Using sorted(reverse=True)
numbers = [5, 4, 3, 2, 1]
# Check if list matches its descending sorted version
is_descending = numbers == sorted(numbers, reverse=True)
print(f"Is descending? {is_descending}")
Output:
Is descending? True
Using Iteration (Descending)
def is_descending_loop(lst):
for i in range(len(lst) - 1):
# If current is LESS than next, order is broken
if lst[i] < lst[i + 1]:
return False
return True
print(f"Check [5, 3, 1]: {is_descending_loop([5, 3, 1])}")
Output:
Check [5, 3, 1]: True
Checking If Sorted in ANY Order
Sometimes you don't care if it's ascending or descending, just that it is sorted. You can combine the checks.
def is_sorted_any(lst):
# Check Ascending OR Descending
return lst == sorted(lst) or lst == sorted(lst, reverse=True)
list_a = [1, 2, 3] # Ascending
list_b = [3, 2, 1] # Descending
list_c = [1, 3, 2] # Unsorted
print(f"List A: {is_sorted_any(list_a)}")
print(f"List B: {is_sorted_any(list_b)}")
print(f"List C: {is_sorted_any(list_c)}")
Output:
List A: True
List B: True
List C: False
This also works for Strings.
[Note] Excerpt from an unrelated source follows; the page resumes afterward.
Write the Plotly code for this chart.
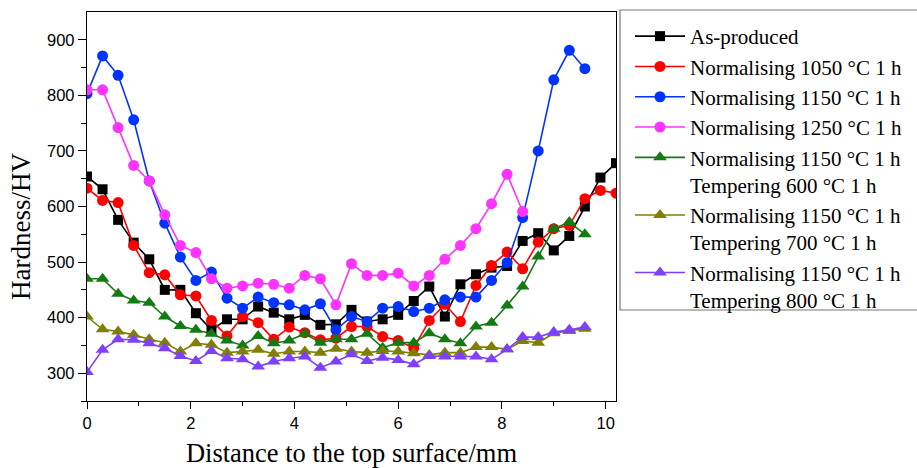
import plotly.graph_objects as go

# distance positions (mm)
x_all = [0.0, 0.3, 0.6, 0.9, 1.2, 1.5, 1.8, 2.1, 2.4, 2.7, 3.0, 3.3, 3.6, 3.9, 4.2, 4.5,
         4.8, 5.1, 5.4, 5.7, 6.0, 6.3, 6.6, 6.9, 7.2, 7.5, 7.8, 8.1, 8.4, 8.7, 9.0, 9.3,
         9.6, 9.9, 10.2]

as_produced = [654, 631, 576, 535, 505, 450, 450, 408, 378, 397, 397, 420, 409, 397, 405, 387,
               388, 414, 393, 397, 405, 430, 456, 402, 460, 478, 490, 493, 538, 552, 521, 547,
               600, 652, 678]
norm_1050 = [633, 611, 607, 530, 481, 477, 441, 439, 395, 367, 402, 391, 361, 383, 373, 360,
             363, 384, 384, 366, 359, 345, 395, 424, 393, 458, 494, 518, 488, 536, 560, 566,
             614, 629, 624]
norm_1150 = [803, 871, 836, 756, 646, 570, 509, 467, 482, 435, 417, 437, 427, 423, 414, 425,
             378, 402, 393, 417, 420, 411, 417, 432, 437, 437, 467, 499, 580, 700, 828, 881,
             848]
norm_1250 = [810, 810, 742, 674, 646, 585, 530, 517, 470, 453, 457, 462, 460, 453, 476, 470,
             423, 497, 476, 476, 480, 457, 476, 505, 530, 560, 605, 658, 591]
temp_600 = [470, 470, 443, 431, 427, 402, 385, 378, 371, 359, 350, 367, 354, 359, 371, 355,
            361, 361, 371, 346, 355, 355, 372, 361, 354, 384, 391, 422, 456, 510, 560, 572,
            550]
temp_700 = [402, 379, 375, 369, 361, 355, 339, 354, 351, 337, 339, 342, 335, 339, 339, 337,
            344, 339, 337, 340, 339, 336, 333, 337, 337, 347, 347, 343, 358, 355, 372, 376,
            380]
temp_800 = [302, 342, 361, 360, 354, 345, 331, 322, 340, 327, 325, 312, 321, 327, 330, 310,
            321, 334, 322, 328, 324, 316, 331, 330, 330, 330, 325, 343, 365, 365, 374, 378,
            383]

names = ["As-produced",
         "Normalising 1050 °C 1 h",
         "Normalising 1150 °C 1 h",
         "Normalising 1250 °C 1 h",
         "Normalising 1150 °C 1 h<br>Tempering 600 °C 1 h",
         "Normalising 1150 °C 1 h<br>Tempering 700 °C 1 h",
         "Normalising 1150 °C 1 h<br>Tempering 800 °C 1 h"]
series = [as_produced, norm_1050, norm_1150, norm_1250, temp_600, temp_700, temp_800]
colors = ["#000000", "#FF0000", "#0033FF", "#FF33FF", "#147A14", "#808000", "#7F3FFF"]
symbols = ["square", "circle", "circle", "circle", "triangle-up", "triangle-up", "triangle-up"]
sizes = [10, 11, 11, 11, 12, 12, 12]

SERIF = "Times New Roman, Liberation Serif, serif"
SANS = "Arial, Liberation Sans, sans-serif"

fig = go.Figure()
for name, ys, c, s, sz in zip(names, series, colors, symbols, sizes):
    fig.add_trace(go.Scatter(
        x=x_all[:len(ys)], y=ys, name=name, mode="lines+markers",
        line=dict(color=c, width=1.6),
        marker=dict(color=c, symbol=s, size=sz, line=dict(width=0)),
        cliponaxis=True,
    ))

# plot area: 87..616 px horizontally, 12..401 px vertically
PW, PH = 529.0, 389.0
def px_x(p):
    return (p - 87) / PW
def px_y(p):
    return (401 - p) / PH

fig.update_layout(
    width=917, height=468,
    margin=dict(l=87, r=301, t=12, b=67, autoexpand=False),
    plot_bgcolor="white", paper_bgcolor="white",
    showlegend=True,
    legend=dict(x=px_x(630), y=px_y(16), xanchor="left", yanchor="top",
                font=dict(family=SERIF, size=21, color="black"),
                bgcolor="rgba(0,0,0,0)", borderwidth=0,
                valign="top", itemwidth=50, tracegroupgap=0,
                maxheight=440),
    font=dict(family=SANS, color="black"),
    shapes=[dict(type="rect", xref="paper", yref="paper",
                 x0=px_x(620), x1=px_x(940), y0=px_y(310), y1=px_y(10),
                 line=dict(color="#777777", width=1.2), fillcolor="rgba(0,0,0,0)",
                 layer="below")],
    annotations=[dict(text="Hardness/HV", textangle=-90, xref="paper", yref="paper",
                      x=px_x(21), y=px_y(227), xanchor="center", yanchor="middle",
                      showarrow=False, font=dict(family=SERIF, size=27, color="black"))],
)
fig.update_xaxes(
    range=[0, 10.2], tickmode="array", tickvals=[0, 2, 4, 6, 8, 10],
    ticks="outside", ticklen=7, tickwidth=1.3, tickcolor="black",
    minor=dict(tickvals=[1, 3, 5, 7, 9], ticks="outside", ticklen=4, tickcolor="black", tickwidth=1.3),
    showline=True, linecolor="black", linewidth=1.3, mirror=True,
    showgrid=False, zeroline=False,
    tickfont=dict(family=SANS, size=16.5, color="black"),
    title=dict(text="Distance to the top surface/mm", font=dict(family=SERIF, size=26.5, color="black"), standoff=15),
)
fig.update_yaxes(
    range=[250, 950], tickmode="array", tickvals=[300, 400, 500, 600, 700, 800, 900],
    ticks="outside", ticklen=8, tickwidth=1.3, tickcolor="black",
    minor=dict(tickvals=[250, 350, 450, 550, 650, 750, 850], ticks="outside", ticklen=5, tickcolor="black", tickwidth=1.3),
    showline=True, linecolor="black", linewidth=1.3, mirror=True,
    showgrid=False, zeroline=False,
    tickfont=dict(family=SANS, size=16.5, color="black"),
)

fig.write_html("out.html")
Python compares strings alphabetically (lexicographically). ['Alice', 'Bob'] is considered sorted.
Conclusion
- For Readability: Use
lst == sorted(lst). It is concise and clear. - For Performance: Use a loop or
all()generator to check elements without copying the list. - For Any Order: Check against both
sorted(lst)andsorted(lst, reverse=True).